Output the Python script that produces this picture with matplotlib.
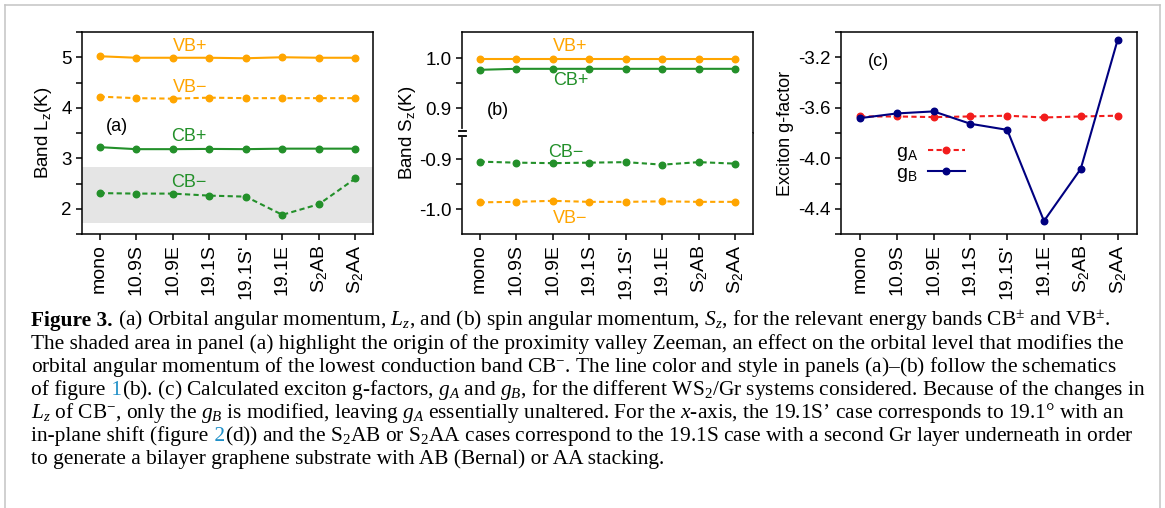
import matplotlib
matplotlib.use('Agg')
import matplotlib.pyplot as plt
from matplotlib.lines import Line2D
from matplotlib.ticker import MultipleLocator, FixedLocator, FormatStrFormatter
import numpy as np

plt.rcParams['font.family'] = ['Liberation Sans', 'DejaVu Sans']
plt.rcParams['axes.unicode_minus'] = False
plt.rcParams['mathtext.fontset'] = 'custom'
plt.rcParams['mathtext.rm'] = 'Liberation Serif'
plt.rcParams['mathtext.it'] = 'Liberation Serif:italic'
plt.rcParams['mathtext.bf'] = 'Liberation Serif:bold'

systems = ['mono', '10.9S', '10.9E', '19.1S', "19.1S'", '19.1E',
           r'S$\mathregular{_2}$AB', r'S$\mathregular{_2}$AA']

# (a) orbital angular momentum Lz
lz_vb_plus = [5.02, 4.99, 4.99, 4.99, 4.98, 5.00, 4.99, 4.99]
lz_vb_minus = [4.22, 4.19, 4.18, 4.20, 4.19, 4.19, 4.19, 4.19]
lz_cb_plus = [3.22, 3.18, 3.18, 3.185, 3.18, 3.19, 3.19, 3.19]
lz_cb_minus = [2.31, 2.30, 2.30, 2.26, 2.24, 1.88, 2.09, 2.60]

# (b) spin angular momentum Sz
sz_vb_plus = [0.999, 0.999, 0.999, 0.999, 0.999, 0.999, 0.999, 0.999]
sz_cb_plus = [0.977, 0.979, 0.979, 0.979, 0.979, 0.979, 0.979, 0.979]
sz_cb_minus = [-0.905, -0.907, -0.908, -0.907, -0.906, -0.911, -0.906, -0.909]
sz_vb_minus = [-0.986, -0.985, -0.983, -0.985, -0.985, -0.984, -0.985, -0.985]

# (c) exciton g-factors
g_a = [-3.669, -3.669, -3.674, -3.669, -3.663, -3.677, -3.669, -3.663]
g_b = [-3.682, -3.645, -3.629, -3.727, -3.775, -4.497, -4.084, -3.066]

ORANGE = '#ffa500'
GREEN = '#23902a'
RED = '#f21c1c'
NAVY = '#000080'
DASH = (0, (2.5, 1.6))

W, H = 1165, 508
fig = plt.figure(figsize=(W / 100, H / 100), dpi=100)
x = np.arange(len(systems))


def add_ax(left, top, right, bottom):
    return fig.add_axes([left / W, 1 - bottom / H, (right - left) / W, (bottom - top) / H])


def style(ax):
    for s in ax.spines.values():
        s.set_linewidth(1.1)
    ax.tick_params(axis='both', which='both', direction='out', length=4.5, width=1.1,
                   labelsize=13.5, top=False, right=False, pad=3)
    ax.tick_params(axis='x', labelsize=14)


def xcats(ax, lo, hi):
    ax.set_xlim(lo, hi)
    ax.set_xticks(x)
    ax.set_xticklabels(systems, rotation=90)


def fline(x1, y1, x2, y2, **kw):
    fig.add_artist(Line2D([x1 / W, x2 / W], [1 - y1 / H, 1 - y2 / H],
                          transform=fig.transFigure, **kw))


mk = dict(marker='o', markersize=4.7, lw=1.5)

# ---- panel (a)
axa = add_ax(82, 32, 373, 234)
style(axa)
axa.axhspan(1.71, 2.82, color='#e5e5e5', lw=0, zorder=0)
axa.plot(x, lz_vb_plus, color=ORANGE, **mk)
axa.plot(x, lz_vb_minus, color=ORANGE, ls=DASH, **mk)
axa.plot(x, lz_cb_plus, color=GREEN, **mk)
axa.plot(x, lz_cb_minus, color=GREEN, ls=DASH, **mk)
axa.set_ylim(1.5, 5.5)
axa.yaxis.set_major_locator(FixedLocator([2, 3, 4, 5]))
axa.yaxis.set_minor_locator(MultipleLocator(0.5))
xcats(axa, -0.48, 7.48)
axa.text(2.47, 5.22, 'VB+', color=ORANGE, fontsize=13, ha='center', va='center')
axa.text(2.47, 4.41, 'VB\u2212', color=ORANGE, fontsize=13, ha='center', va='center')
axa.text(2.45, 3.44, 'CB+', color=GREEN, fontsize=13, ha='center', va='center')
axa.text(2.45, 2.52, 'CB\u2212', color=GREEN, fontsize=13, ha='center', va='center')
axa.text(0.47, 3.63, '(a)', fontsize=13, ha='center', va='center')
fig.text(43.5 / W, 1 - 133 / H, r'Band L$\mathregular{_z}$(K)', rotation=90,
         fontsize=13.5, ha='center', va='center')

# ---- panel (b), broken y axis
axb1 = add_ax(462, 32, 753, 133)
axb2 = add_ax(462, 133, 753, 234)
for ax in (axb1, axb2):
    style(ax)
    ax.yaxis.set_major_formatter(FormatStrFormatter('%.1f'))
axb1.spines['bottom'].set_visible(False)
axb2.spines['top'].set_visible(False)
axb1.tick_params(axis='x', which='both', bottom=False, labelbottom=False)
axb1.plot(x, sz_vb_plus, color=ORANGE, **mk)
axb1.plot(x, sz_cb_plus, color=GREEN, **mk)
axb2.plot(x, sz_cb_minus, color=GREEN, ls=DASH, **mk)
axb2.plot(x, sz_vb_minus, color=ORANGE, ls=DASH, **mk)
axb1.set_ylim(0.85, 1.053)
axb2.set_ylim(-1.049, -0.848)
axb1.yaxis.set_major_locator(FixedLocator([0.9, 1.0]))
axb1.yaxis.set_minor_locator(FixedLocator([0.95]))
axb2.yaxis.set_major_locator(FixedLocator([-1.0, -0.9]))
axb2.yaxis.set_minor_locator(FixedLocator([-0.95]))
axb1.set_xlim(-0.48, 7.48)
xcats(axb2, -0.48, 7.48)
axb1.text(2.48, 1.023, 'VB+', color=ORANGE, fontsize=13, ha='center', va='center')
axb1.text(2.5, 0.955, 'CB+', color=GREEN, fontsize=13, ha='center', va='center')
axb1.text(0.5, 0.896, '(b)', fontsize=13, ha='center', va='center')
axb2.text(2.37, -0.887, 'CB\u2212', color=GREEN, fontsize=13, ha='center', va='center')
axb2.text(2.48, -1.018, 'VB\u2212', color=ORANGE, fontsize=13, ha='center', va='center')
fig.text(408 / W, 1 - 133 / H, r'Band S$\mathregular{_z}$(K)', rotation=90,
         fontsize=13.5, ha='center', va='center')
# break marks on the left spine
fline(462, 131.2, 462, 135.2, color='white', lw=3, zorder=20)
fline(458.5, 131, 466, 131, color='black', lw=1.3, zorder=21)
fline(458.5, 135.5, 466, 135.5, color='black', lw=1.3, zorder=21)

# ---- panel (c)
axc = add_ax(841, 32, 1137, 234)
style(axc)
axc.plot(x, g_a, color=RED, ls=DASH, label=r'g$\mathregular{_A}$', **mk)
axc.plot(x, g_b, color=NAVY, label=r'g$\mathregular{_B}$', **mk)
axc.set_ylim(-4.6, -3.0)
axc.yaxis.set_major_locator(FixedLocator([-4.4, -4.0, -3.6, -3.2]))
axc.yaxis.set_minor_locator(MultipleLocator(0.2))
axc.yaxis.set_major_formatter(FormatStrFormatter('%.1f'))
xcats(axc, -0.52, 7.53)
axc.text(0.5, -3.232, '(c)', fontsize=13, ha='center', va='center')
axc.legend(loc='upper left', bbox_to_anchor=(0.185, 0.45), frameon=False,
           markerfirst=False, fontsize=14, handlelength=1.9, handletextpad=0.5,
           labelspacing=0.1, borderpad=0, borderaxespad=0)
fig.text(785.5 / W, 1 - 133 / H, 'Exciton g-factor', rotation=90,
         fontsize=13, ha='center', va='center')

# ---- outer frame
FRAME = '#c4c4c4'
fline(5, 5, 5, 510, color=FRAME, lw=1.1)
fline(5, 5, 1160, 5, color=FRAME, lw=1.1)
fline(1160, 5, 1160, 510, color=FRAME, lw=1.1)

# ---- caption
LINK = '#2090c8'
cap = dict(family=['Liberation Serif', 'DejaVu Serif'], fontsize=15.4, va='baseline', ha='left')
caption = [
    [('Figure 3.', dict(weight='bold')),
     (r' (a) Orbital angular momentum, $L_z$, and (b) spin angular momentum, $S_z$, for the relevant energy bands CB$^{\pm}$ and VB$^{\pm}$.', {})],
    [('The shaded area in panel (a) highlight the origin of the proximity valley Zeeman, an effect on the orbital level that modifies the', {})],
    [('orbital angular momentum of the lowest conduction band CB$^{-}$. The line color and style in panels (a)\u2013(b) follow the schematics', {})],
    [('of figure', {}), (' 1', dict(color=LINK)),
     (r'(b). (c) Calculated exciton g-factors, $g_A$ and $g_B$, for the different WS$_2$/Gr systems considered. Because of the changes in', {})],
    [('$L_z$ of CB$^{-}$, only the $g_B$ is modified, leaving $g_A$ essentially unaltered. For the $x$-axis, the 19.1S\u2019 case corresponds to 19.1\u00b0 with an', {})],
    [('in-plane shift (figure', {}), (' 2', dict(color=LINK)),
     (r'(d)) and the S$_2$AB or S$_2$AA cases correspond to the 19.1S case with a second Gr layer underneath in order', {})],
    [('to generate a bilayer graphene substrate with AB (Bernal) or AA stacking.', {})],
]
renderer = fig.canvas.get_renderer()
for i, segs in enumerate(caption):
    xp = 31.0
    yp = 326 + 23 * i
    for txt, kw in segs:
        t = fig.text(xp / W, 1 - yp / H, txt, **cap, **kw)
        xp += t.get_window_extent(renderer=renderer).width + 0.5

fig.savefig('out.png', dpi=100)
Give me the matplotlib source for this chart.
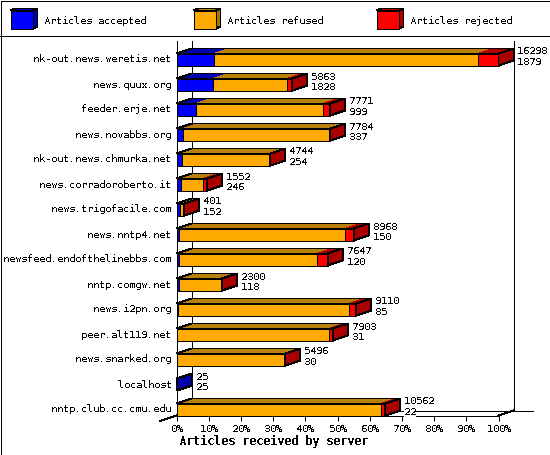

------------------------------------------------------------------------

● Task directions: Copy nothing but the lines from the top of the data down to the line containing "lz_cb_minus = [2.31, 2.30, 2.30, 2.26, 2.24, 1.88, 2.09, 2.60]", and leave the pictures out.

● Expected answer:
Output the Python script that produces this picture with matplotlib.
import matplotlib
matplotlib.use('Agg')
import matplotlib.pyplot as plt
from matplotlib.lines import Line2D
from matplotlib.ticker import MultipleLocator, FixedLocator, FormatStrFormatter
import numpy as np

plt.rcParams['font.family'] = ['Liberation Sans', 'DejaVu Sans']
plt.rcParams['axes.unicode_minus'] = False
plt.rcParams['mathtext.fontset'] = 'custom'
plt.rcParams['mathtext.rm'] = 'Liberation Serif'
plt.rcParams['mathtext.it'] = 'Liberation Serif:italic'
plt.rcParams['mathtext.bf'] = 'Liberation Serif:bold'

systems = ['mono', '10.9S', '10.9E', '19.1S', "19.1S'", '19.1E',
           r'S$\mathregular{_2}$AB', r'S$\mathregular{_2}$AA']

# (a) orbital angular momentum Lz
lz_vb_plus = [5.02, 4.99, 4.99, 4.99, 4.98, 5.00, 4.99, 4.99]
lz_vb_minus = [4.22, 4.19, 4.18, 4.20, 4.19, 4.19, 4.19, 4.19]
lz_cb_plus = [3.22, 3.18, 3.18, 3.185, 3.18, 3.19, 3.19, 3.19]
lz_cb_minus = [2.31, 2.30, 2.30, 2.26, 2.24, 1.88, 2.09, 2.60]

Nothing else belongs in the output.